Given entries:
• • • • • • •

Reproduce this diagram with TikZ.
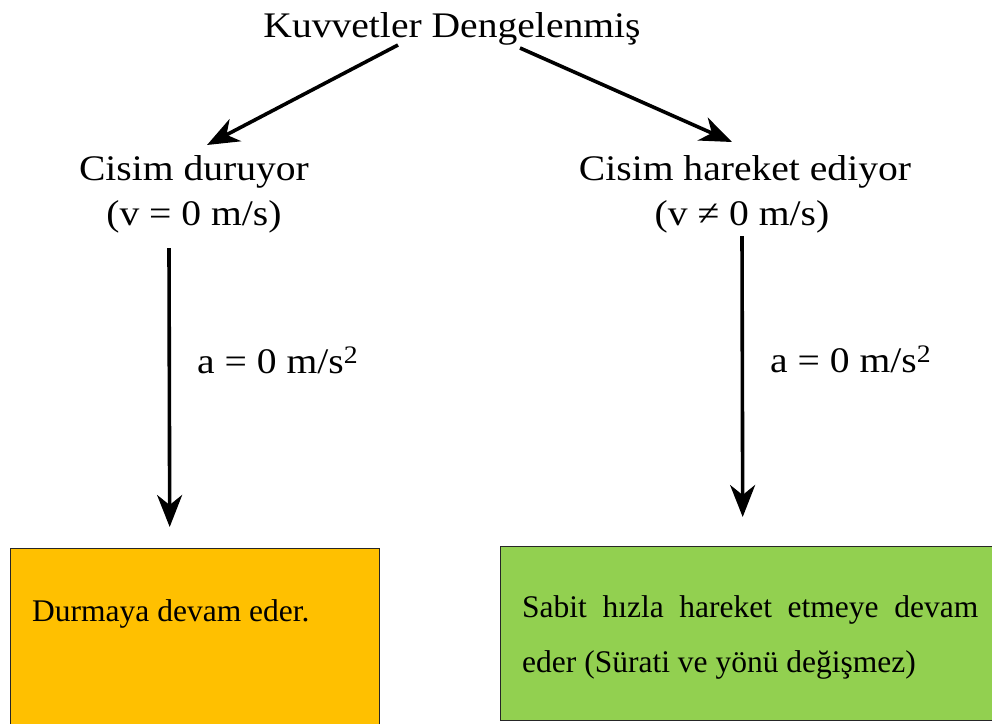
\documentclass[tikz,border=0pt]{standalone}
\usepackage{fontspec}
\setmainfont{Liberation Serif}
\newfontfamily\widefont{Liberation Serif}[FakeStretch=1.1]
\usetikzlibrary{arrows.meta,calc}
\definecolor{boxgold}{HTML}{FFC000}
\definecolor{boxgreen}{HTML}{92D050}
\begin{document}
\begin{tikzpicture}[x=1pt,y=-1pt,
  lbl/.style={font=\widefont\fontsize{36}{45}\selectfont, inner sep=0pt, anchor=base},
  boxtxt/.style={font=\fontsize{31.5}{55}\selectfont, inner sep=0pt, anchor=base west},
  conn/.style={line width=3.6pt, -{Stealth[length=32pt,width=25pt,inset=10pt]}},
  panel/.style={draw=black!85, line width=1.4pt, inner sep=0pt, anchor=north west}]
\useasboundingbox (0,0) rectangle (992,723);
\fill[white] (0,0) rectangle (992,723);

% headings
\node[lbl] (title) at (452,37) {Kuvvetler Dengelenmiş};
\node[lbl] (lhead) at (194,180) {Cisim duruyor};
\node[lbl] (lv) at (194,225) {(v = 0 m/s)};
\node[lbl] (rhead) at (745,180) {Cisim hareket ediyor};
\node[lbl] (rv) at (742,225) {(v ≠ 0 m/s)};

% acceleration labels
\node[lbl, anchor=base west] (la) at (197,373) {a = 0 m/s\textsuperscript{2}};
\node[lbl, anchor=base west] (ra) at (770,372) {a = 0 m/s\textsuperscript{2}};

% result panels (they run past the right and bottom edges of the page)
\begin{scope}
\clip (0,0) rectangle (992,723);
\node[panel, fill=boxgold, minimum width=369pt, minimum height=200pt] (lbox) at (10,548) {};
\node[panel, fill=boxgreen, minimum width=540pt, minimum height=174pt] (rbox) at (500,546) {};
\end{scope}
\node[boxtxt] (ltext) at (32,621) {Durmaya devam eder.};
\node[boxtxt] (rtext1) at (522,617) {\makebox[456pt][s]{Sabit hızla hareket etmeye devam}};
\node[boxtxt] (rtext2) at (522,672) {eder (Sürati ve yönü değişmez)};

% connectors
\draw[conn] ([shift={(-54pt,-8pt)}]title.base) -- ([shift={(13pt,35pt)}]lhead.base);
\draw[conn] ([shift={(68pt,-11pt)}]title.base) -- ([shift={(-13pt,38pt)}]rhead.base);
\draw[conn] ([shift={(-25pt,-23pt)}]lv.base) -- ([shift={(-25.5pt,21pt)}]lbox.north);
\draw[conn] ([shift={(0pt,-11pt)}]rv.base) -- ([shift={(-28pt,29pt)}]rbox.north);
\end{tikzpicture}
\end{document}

• • • • • • •

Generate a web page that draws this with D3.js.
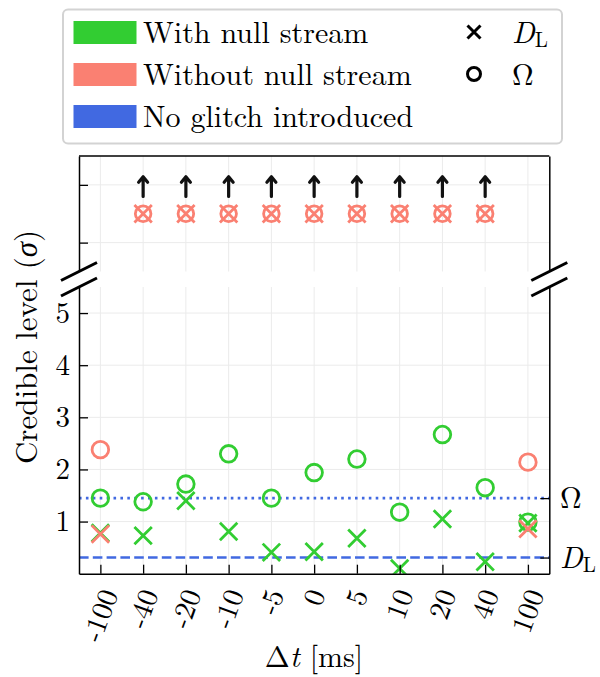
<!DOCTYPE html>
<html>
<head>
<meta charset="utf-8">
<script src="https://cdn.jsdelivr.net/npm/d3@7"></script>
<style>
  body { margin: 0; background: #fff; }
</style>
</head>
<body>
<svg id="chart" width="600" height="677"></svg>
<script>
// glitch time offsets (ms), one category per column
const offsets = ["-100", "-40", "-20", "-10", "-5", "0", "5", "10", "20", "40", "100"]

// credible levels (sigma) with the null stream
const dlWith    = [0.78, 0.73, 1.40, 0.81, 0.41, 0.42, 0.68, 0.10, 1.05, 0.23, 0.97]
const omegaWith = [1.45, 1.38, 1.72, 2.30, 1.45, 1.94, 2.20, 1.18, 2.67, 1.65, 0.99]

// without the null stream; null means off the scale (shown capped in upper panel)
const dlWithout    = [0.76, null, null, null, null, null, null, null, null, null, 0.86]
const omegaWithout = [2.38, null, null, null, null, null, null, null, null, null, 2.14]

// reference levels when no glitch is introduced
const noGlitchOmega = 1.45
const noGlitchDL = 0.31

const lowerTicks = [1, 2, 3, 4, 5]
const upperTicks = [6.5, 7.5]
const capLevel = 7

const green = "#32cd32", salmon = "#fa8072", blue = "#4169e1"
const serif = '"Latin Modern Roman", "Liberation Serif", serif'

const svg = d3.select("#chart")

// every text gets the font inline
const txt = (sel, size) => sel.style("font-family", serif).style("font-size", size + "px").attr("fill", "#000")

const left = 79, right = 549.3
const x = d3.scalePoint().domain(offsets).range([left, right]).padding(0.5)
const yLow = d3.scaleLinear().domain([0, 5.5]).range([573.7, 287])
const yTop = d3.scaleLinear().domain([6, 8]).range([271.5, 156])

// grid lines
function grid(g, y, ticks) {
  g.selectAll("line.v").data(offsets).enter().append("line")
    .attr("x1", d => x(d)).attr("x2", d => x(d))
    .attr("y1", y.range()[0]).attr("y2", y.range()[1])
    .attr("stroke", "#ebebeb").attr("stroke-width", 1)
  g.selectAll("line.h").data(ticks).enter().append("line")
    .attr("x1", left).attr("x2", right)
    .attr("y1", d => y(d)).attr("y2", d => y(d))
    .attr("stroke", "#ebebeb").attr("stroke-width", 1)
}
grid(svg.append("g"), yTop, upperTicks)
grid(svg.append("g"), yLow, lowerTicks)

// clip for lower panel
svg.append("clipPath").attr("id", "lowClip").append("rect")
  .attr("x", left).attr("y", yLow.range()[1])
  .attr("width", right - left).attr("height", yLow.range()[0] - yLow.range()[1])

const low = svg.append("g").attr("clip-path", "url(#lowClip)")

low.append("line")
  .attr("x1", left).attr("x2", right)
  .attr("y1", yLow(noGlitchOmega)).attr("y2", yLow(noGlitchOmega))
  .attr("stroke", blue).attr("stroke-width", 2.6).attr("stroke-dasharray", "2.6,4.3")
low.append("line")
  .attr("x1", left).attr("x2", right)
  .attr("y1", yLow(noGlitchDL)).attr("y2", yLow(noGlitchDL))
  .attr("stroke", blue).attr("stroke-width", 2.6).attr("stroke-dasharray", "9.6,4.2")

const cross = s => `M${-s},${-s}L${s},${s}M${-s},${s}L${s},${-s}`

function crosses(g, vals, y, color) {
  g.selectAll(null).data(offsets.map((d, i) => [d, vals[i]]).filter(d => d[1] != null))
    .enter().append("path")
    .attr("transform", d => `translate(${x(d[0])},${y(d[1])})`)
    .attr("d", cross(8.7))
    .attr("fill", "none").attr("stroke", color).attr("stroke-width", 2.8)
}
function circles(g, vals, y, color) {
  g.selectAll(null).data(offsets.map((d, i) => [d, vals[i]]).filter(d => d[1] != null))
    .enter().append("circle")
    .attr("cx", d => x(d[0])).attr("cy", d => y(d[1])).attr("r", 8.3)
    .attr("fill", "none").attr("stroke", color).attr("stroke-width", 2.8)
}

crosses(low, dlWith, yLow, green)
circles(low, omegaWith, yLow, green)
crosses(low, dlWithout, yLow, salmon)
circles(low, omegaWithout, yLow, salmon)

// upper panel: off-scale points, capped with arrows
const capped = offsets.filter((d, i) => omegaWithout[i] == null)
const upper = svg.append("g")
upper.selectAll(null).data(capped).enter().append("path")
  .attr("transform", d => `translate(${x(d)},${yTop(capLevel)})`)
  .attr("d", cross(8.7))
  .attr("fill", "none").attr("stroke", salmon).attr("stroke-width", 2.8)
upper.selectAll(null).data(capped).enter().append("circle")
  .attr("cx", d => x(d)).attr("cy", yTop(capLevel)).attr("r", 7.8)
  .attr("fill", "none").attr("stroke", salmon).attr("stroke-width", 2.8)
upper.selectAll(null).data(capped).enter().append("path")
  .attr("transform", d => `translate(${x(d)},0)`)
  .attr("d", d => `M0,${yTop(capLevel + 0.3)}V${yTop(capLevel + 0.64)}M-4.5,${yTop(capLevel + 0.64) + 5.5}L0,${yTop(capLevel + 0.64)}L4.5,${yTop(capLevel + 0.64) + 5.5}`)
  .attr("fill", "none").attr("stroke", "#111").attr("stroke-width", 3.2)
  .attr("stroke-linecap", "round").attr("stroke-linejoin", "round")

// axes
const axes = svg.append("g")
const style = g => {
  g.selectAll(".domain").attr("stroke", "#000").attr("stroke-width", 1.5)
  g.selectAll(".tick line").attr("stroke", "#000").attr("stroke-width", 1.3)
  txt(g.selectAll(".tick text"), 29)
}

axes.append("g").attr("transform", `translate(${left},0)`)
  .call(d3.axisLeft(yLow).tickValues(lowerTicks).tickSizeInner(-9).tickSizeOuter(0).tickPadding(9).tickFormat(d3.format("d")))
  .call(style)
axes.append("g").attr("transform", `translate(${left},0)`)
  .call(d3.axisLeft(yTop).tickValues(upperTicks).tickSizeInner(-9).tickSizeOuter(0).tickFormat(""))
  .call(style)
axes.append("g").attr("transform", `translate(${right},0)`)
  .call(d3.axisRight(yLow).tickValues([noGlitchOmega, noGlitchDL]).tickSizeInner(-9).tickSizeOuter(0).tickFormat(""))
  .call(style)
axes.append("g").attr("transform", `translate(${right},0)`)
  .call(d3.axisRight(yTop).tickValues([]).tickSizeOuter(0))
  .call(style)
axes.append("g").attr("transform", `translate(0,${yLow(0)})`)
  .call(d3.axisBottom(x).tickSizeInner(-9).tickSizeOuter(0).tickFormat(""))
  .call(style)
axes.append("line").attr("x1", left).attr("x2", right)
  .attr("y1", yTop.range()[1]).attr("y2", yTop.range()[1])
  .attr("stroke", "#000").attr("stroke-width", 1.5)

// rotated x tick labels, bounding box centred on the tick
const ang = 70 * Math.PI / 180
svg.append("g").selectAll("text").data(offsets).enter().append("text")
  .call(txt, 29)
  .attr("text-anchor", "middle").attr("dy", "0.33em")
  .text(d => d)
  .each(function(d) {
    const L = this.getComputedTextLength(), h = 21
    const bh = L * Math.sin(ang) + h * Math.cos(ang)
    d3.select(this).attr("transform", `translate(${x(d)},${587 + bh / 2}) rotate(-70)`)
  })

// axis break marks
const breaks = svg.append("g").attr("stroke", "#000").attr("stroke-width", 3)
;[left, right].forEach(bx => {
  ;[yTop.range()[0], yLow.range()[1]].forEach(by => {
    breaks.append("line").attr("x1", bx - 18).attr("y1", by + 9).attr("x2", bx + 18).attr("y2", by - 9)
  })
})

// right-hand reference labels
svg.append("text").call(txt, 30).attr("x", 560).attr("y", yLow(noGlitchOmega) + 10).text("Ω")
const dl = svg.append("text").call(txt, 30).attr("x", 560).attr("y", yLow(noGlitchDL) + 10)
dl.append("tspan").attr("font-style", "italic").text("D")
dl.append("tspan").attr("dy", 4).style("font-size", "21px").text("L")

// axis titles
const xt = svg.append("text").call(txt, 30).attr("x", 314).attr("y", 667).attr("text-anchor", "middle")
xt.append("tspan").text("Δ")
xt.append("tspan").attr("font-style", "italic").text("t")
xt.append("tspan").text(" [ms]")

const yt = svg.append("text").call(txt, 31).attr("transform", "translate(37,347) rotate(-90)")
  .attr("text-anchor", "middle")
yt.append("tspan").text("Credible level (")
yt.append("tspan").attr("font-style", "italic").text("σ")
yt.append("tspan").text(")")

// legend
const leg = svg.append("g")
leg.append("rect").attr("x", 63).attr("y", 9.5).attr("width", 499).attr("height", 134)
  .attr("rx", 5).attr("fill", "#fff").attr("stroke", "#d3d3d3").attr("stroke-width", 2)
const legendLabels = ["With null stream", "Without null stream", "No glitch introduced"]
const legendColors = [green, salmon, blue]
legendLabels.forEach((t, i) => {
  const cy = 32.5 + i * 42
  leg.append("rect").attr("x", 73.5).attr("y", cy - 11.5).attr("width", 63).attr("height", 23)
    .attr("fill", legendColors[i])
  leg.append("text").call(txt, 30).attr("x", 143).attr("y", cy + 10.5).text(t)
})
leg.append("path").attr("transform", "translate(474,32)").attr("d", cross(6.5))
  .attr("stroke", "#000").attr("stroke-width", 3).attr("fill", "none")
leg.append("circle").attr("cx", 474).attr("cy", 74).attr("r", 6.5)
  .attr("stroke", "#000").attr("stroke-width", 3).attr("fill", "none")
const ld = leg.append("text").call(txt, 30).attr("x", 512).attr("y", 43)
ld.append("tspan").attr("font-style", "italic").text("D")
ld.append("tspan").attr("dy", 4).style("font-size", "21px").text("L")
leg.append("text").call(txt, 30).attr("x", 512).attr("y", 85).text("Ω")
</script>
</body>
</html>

• • • • • • •

Goal:
Make an exact copy of the lines from the one holding "Reproduce this diagram with TikZ." through the one holding "anchor=base west] (ra)", end lines included, without the pictures.

Final result:
Reproduce this diagram with TikZ.
\documentclass[tikz,border=0pt]{standalone}
\usepackage{fontspec}
\setmainfont{Liberation Serif}
\newfontfamily\widefont{Liberation Serif}[FakeStretch=1.1]
\usetikzlibrary{arrows.meta,calc}
\definecolor{boxgold}{HTML}{FFC000}
\definecolor{boxgreen}{HTML}{92D050}
\begin{document}
\begin{tikzpicture}[x=1pt,y=-1pt,
  lbl/.style={font=\widefont\fontsize{36}{45}\selectfont, inner sep=0pt, anchor=base},
  boxtxt/.style={font=\fontsize{31.5}{55}\selectfont, inner sep=0pt, anchor=base west},
  conn/.style={line width=3.6pt, -{Stealth[length=32pt,width=25pt,inset=10pt]}},
  panel/.style={draw=black!85, line width=1.4pt, inner sep=0pt, anchor=north west}]
\useasboundingbox (0,0) rectangle (992,723);
\fill[white] (0,0) rectangle (992,723);

% headings
\node[lbl] (title) at (452,37) {Kuvvetler Dengelenmiş};
\node[lbl] (lhead) at (194,180) {Cisim duruyor};
\node[lbl] (lv) at (194,225) {(v = 0 m/s)};
\node[lbl] (rhead) at (745,180) {Cisim hareket ediyor};
\node[lbl] (rv) at (742,225) {(v ≠ 0 m/s)};

% acceleration labels
\node[lbl, anchor=base west] (la) at (197,373) {a = 0 m/s\textsuperscript{2}};
\node[lbl, anchor=base west] (ra) at (770,372) {a = 0 m/s\textsuperscript{2}};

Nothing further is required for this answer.